Shorter Explanation of "Consumer-Driven Healthcare": Hello, Sucker!

This week, it's a populist health care wonkfest! My proposed title for the column was "The Solution For Health Care Costs Is For You -- Not Me -- To Be More Responsible," but the editor was briefer. It is interesting, however, that these titans of industry, who are paid these gigantic sums because of the economic value they supposedly add, can't be responsible for figuring out their own "consumer-driven" health care. It's a wonder that those who should be most capable of navigating the morass of different prices, coverages, and plans are instead asking their employers to pick up all of the costs, for all of their life. In other words, "consumer-driven" for thee but most certainly not for me. Anything strike you as wrong about that picture?

EXECS: 'DO AS I SAY, NOT AS I DO' ON HEALTH CARE
East Valley Tribune, Apr. 16, 2006

Ah, the private sector, where the market’s ruthless realities root out excessive executive compensation, punishing those who abuse their shareholders. Except in most cases, not so much -- so think twice before swallowing the ‘winger rhetoric about how to fix health care costs. If it’s good enough for you, why isn’t it good enough for them?

While companies cut retiree benefits and making employees pay more of their health care expenses, those moves don’t apply to top executives. Ellen Schultz and Theo Francis of The Wall Street Journal (subscription required) reported that many companies, even in the hard-pressed airline industry, have promised “lifetime” free health care to retired CEOs and other senior officials.

POSITION PERKS

Continental Airlines provides free health care to retired board chair Gordon Bethune and his dependents. (That’s on top of his other perks, like free flights, 10 years of free office space, and a $22 million lump-sum pension payout.)

Northwest Airlines has two sets of rules, one for top executives and another for everybody else. For everybody else, employees need 23 years to qualify for retiree coverage at age 55, which terminates with Medicare eligibility at age 65. Top execs, however, get lifetime health care for both themselves and their dependents after only three years -- and Northwest pays all out-of-pocket medical and dental expenses.

Northwest justifies these lavish health benefits as necessary to retain top executives and that the total cost is “fairly low” when compared with the total compensation for executives in other industries. Thus, a bankrupt airline compares itself to other (non-bankrupt) businesses solely for awarding executive benefits, something Northwest doesn’t do in any other evaluation of its performance.

Citigroup pays not only all health care costs for Chairman Sanford Weill and his wife, but also all taxes on the imputed income; naturally, he’s the only Citigroup employee with that benefit.
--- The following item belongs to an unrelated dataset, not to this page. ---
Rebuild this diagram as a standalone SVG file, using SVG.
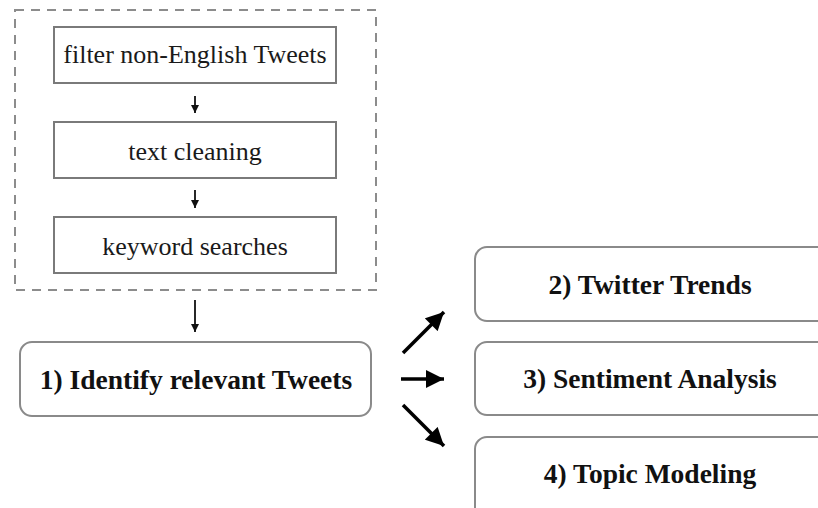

AT&T Inc. pays up to $100,000 per family for top execs’ out-of-pocket health care costs. Northrop Grumman Corp. requires regular retirees to pay more of their own health costs as inflation increases, but top executives can get a special plan that absorbs all increases in medical costs.
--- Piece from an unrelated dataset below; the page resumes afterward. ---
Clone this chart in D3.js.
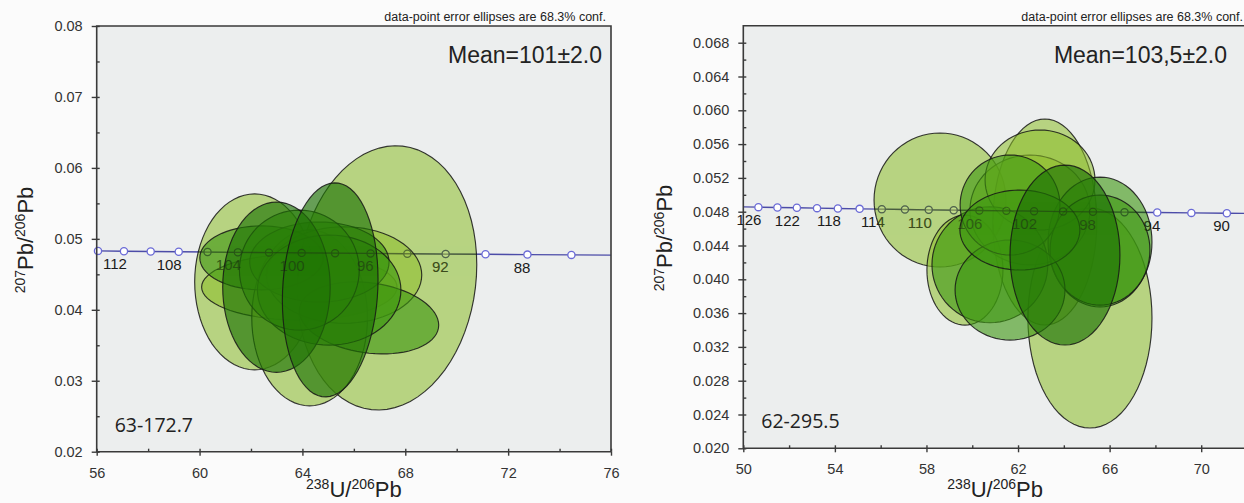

Cooper Tire & Rubber has agreed to fund a special trust to pay for top executives’ lifetime health benefits in the event of an acquisition or bankruptcy filing; meanwhile, they’ve increased the amounts all other retirees must pay for health coverage, and don’t provide any coverage at all for employees hired after January, 2003. Qwest Communications pays all costs for coverage on the company’s health plan for 18 months after departure for top executives, but not for regular employees, who have to foot the entire bill.

TOO MUCH COVERAGE?

Part of what’s going on is the compensation consulting racket, where Gretchen Morgenson of The New York Times reported that the supposedly independent consultant which approved nearly $20 million in compensation for Verizon’s CEO -- for a year when Verizon’s credit rating fell, net income declined by 5 percent, and the company froze pensions for its managers -- is also Verizon’s benefits manager, reaping over $500 million from its Verizon work in the past 10 years. It’s enough that in this year’s proxy statement, Verizon no longer described its consultant as “independent,” merely “outside.”

But the other part of what’s going on is, as noted by Jonathan Cohn of The New Republic, is that the Bush administration and conservative ideologues think that the U.S. health care system costs too much because people have too much insurance. They think insurance “insulates” people from the actual costs, so we use more medical services than we “should.” The only way to control costs, say these hard-nosed free marketeers, is to make everybody pay more medical costs directly.

That’s the theory, except that these same folks aren’t willing to have it apply to them. Business leaders are working hard to insulate themselves from all health care costs, permanently. And if cutting retiree benefits, eliminating health insurance for workers, and making everybody pay more of their costs is such a recipe for success, why won’t top executives eat their own cooking?